I didn’t know about tides then. Didn’t know that trust itself, as easily as it came in, could be pulled away.

I saw the bikes, entering the lobby of the hotel in Long Beach, Mississippi. (Even as I’m typing the state, I can’t help but spell it aloud in the rhythm we learned at Washington Elementary.) They weren’t banana seat bikes, but my youthful heart beat as if it were my sixth birthday. Having learned the repeated lessons of adulthood since then,I timidly asked if the bikes were for rent. “No, you can just take them, enjoy them, and bring them back.” She said it so easily, smiling, not knowing the beauty of the gift — or maybe she did…
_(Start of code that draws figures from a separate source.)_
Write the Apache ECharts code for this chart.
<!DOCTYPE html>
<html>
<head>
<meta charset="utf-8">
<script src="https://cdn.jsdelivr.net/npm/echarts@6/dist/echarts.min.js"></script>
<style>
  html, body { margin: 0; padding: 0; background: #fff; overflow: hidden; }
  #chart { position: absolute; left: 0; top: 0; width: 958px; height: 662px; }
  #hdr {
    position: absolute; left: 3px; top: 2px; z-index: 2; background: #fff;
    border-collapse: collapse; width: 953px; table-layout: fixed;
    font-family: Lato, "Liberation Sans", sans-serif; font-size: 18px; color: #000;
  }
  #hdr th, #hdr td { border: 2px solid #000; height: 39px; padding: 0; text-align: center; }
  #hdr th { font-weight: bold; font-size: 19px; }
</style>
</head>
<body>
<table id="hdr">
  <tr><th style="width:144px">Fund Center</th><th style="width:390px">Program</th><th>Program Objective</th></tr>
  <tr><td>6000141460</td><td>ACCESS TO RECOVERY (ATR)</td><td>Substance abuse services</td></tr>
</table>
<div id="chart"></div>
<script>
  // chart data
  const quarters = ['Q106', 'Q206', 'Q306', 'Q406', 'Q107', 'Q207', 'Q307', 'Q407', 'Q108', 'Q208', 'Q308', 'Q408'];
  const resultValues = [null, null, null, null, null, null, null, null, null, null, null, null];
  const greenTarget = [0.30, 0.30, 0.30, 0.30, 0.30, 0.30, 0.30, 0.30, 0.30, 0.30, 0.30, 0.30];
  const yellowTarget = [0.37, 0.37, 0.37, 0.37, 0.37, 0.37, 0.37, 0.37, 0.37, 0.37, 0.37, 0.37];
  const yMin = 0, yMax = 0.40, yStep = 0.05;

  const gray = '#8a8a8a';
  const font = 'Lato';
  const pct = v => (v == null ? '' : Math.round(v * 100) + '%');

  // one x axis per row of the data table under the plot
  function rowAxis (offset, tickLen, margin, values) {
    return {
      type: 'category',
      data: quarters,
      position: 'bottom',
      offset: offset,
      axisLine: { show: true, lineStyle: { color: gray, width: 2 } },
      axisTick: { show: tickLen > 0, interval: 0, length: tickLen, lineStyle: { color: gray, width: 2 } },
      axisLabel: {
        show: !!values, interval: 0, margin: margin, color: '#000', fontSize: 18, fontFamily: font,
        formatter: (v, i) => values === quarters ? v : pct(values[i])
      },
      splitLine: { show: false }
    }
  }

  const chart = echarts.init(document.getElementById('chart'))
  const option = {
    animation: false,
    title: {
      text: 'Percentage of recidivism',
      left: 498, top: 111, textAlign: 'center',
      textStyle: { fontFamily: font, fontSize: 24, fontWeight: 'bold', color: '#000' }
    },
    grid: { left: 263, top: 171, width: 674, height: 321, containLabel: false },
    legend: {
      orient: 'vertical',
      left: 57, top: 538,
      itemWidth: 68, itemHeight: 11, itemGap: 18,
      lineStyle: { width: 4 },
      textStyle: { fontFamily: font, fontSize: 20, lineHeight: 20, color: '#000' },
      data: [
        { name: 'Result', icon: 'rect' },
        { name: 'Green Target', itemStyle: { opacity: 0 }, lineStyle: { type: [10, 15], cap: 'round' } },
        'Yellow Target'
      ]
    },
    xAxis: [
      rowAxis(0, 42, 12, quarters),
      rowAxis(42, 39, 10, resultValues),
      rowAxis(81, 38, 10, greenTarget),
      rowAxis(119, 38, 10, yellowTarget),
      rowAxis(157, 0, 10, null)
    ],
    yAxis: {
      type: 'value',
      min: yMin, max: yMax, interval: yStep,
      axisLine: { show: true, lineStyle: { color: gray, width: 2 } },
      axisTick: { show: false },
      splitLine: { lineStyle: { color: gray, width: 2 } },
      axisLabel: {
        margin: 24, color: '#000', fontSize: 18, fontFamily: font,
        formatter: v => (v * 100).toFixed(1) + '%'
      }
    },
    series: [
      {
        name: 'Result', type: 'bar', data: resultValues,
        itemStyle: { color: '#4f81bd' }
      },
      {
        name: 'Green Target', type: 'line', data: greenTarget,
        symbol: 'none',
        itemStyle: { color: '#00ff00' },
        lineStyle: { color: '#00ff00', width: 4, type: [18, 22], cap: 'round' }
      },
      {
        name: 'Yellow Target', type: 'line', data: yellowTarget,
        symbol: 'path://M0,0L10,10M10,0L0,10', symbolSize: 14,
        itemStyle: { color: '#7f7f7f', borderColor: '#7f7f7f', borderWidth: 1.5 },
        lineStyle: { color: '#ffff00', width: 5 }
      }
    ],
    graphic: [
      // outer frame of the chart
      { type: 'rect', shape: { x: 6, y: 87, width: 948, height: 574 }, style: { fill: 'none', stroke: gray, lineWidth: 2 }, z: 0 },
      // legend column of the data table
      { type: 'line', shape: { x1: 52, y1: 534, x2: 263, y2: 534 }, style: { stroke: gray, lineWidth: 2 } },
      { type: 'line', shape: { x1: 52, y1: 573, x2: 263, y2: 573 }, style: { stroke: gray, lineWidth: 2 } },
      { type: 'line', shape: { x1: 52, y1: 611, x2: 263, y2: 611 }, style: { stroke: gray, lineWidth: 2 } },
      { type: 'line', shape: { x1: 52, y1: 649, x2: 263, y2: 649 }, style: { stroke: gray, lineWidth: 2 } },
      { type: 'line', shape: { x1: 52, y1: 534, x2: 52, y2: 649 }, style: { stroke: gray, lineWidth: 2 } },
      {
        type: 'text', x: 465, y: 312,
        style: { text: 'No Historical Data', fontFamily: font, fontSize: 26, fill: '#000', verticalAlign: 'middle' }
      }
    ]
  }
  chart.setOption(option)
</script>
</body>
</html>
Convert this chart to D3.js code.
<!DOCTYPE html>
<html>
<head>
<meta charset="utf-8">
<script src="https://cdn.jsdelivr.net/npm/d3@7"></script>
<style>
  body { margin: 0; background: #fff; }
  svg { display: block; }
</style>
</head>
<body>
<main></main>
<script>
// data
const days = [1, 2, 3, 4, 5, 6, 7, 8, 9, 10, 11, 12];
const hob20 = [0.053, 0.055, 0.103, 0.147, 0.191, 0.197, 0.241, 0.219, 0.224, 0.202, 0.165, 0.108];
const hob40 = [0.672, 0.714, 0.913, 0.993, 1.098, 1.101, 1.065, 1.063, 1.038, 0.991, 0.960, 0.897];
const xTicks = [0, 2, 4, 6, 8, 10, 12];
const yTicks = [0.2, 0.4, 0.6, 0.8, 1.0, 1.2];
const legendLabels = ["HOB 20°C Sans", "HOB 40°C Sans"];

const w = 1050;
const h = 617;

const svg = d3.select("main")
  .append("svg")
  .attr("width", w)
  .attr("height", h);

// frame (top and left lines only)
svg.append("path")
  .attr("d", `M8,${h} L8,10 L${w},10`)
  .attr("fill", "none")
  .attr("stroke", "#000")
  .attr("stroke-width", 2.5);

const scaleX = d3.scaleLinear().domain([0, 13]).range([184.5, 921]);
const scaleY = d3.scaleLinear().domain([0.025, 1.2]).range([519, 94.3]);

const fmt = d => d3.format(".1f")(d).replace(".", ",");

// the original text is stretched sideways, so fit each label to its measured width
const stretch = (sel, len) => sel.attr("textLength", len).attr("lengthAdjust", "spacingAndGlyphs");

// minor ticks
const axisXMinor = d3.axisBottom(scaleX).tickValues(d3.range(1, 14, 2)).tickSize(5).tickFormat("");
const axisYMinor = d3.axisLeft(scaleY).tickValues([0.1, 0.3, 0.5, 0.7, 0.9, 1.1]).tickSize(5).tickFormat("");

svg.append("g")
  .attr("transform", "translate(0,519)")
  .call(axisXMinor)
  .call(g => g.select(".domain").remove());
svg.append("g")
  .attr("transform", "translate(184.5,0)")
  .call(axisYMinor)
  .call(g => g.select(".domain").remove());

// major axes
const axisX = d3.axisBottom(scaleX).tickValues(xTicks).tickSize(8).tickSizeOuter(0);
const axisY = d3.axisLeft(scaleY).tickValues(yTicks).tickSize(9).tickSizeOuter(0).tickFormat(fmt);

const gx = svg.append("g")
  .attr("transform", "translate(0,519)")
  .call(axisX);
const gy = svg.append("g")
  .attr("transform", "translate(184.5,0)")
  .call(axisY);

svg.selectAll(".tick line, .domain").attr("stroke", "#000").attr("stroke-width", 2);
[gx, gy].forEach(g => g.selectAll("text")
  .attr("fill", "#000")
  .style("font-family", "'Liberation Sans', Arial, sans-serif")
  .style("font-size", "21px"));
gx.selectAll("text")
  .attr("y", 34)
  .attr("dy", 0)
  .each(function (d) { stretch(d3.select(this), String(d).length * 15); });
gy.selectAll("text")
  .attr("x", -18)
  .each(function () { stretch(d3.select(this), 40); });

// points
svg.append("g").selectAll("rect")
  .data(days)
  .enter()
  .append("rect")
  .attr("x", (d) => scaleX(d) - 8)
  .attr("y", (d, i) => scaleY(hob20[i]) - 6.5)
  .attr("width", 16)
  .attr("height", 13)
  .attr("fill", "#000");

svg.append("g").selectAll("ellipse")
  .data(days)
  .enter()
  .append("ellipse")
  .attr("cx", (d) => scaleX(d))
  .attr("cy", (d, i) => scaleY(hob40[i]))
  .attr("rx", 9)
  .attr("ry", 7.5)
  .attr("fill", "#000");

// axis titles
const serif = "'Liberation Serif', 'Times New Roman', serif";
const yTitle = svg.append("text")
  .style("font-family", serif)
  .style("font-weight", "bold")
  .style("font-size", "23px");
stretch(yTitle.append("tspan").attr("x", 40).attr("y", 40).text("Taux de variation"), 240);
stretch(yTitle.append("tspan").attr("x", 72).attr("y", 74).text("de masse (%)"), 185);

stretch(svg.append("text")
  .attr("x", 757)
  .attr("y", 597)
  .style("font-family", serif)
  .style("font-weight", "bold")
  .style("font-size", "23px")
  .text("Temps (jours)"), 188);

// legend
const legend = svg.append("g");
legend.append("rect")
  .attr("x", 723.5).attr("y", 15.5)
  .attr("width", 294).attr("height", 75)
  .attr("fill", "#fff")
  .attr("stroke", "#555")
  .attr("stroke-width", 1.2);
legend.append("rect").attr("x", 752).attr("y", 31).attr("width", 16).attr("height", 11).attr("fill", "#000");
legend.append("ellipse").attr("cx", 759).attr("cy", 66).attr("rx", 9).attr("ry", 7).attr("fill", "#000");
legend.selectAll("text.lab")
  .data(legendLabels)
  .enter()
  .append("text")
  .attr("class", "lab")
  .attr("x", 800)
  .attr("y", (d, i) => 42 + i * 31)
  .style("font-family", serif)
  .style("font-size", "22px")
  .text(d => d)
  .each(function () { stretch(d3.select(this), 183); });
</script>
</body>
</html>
Dumping the suitcases into our room as fast I could, I raced back down to the lobby. “We’re going to take them out,” I exclaimed. She smiled.

With the first wisp of my hair, the Gulf coast became the road to Lake Latoka in the summer of my Alexandria youth. I was riding. Free. Balanced by the trust in everything. good. Because it was there that we could hop on and off of our bikes. Lean them on sides of buildings. Drop them in ditches. In vacant lots. Neighbor’s yards. And they would be there. Waiting. Ready for our return. And maybe this was the truest of freedoms. Even more than the wind in our hair, against our bare legs — this trust.

Time and circumstance has a way of pulling it back. But it can return. I have felt the tides. Even come to believe in them. Trust in their return. Trust in trust itself.

Sand sparkles the backs of my legs. And the depths of my heart. Reminding me that today is a day to hop on. I am free to believe. Balanced in love. Ever and still.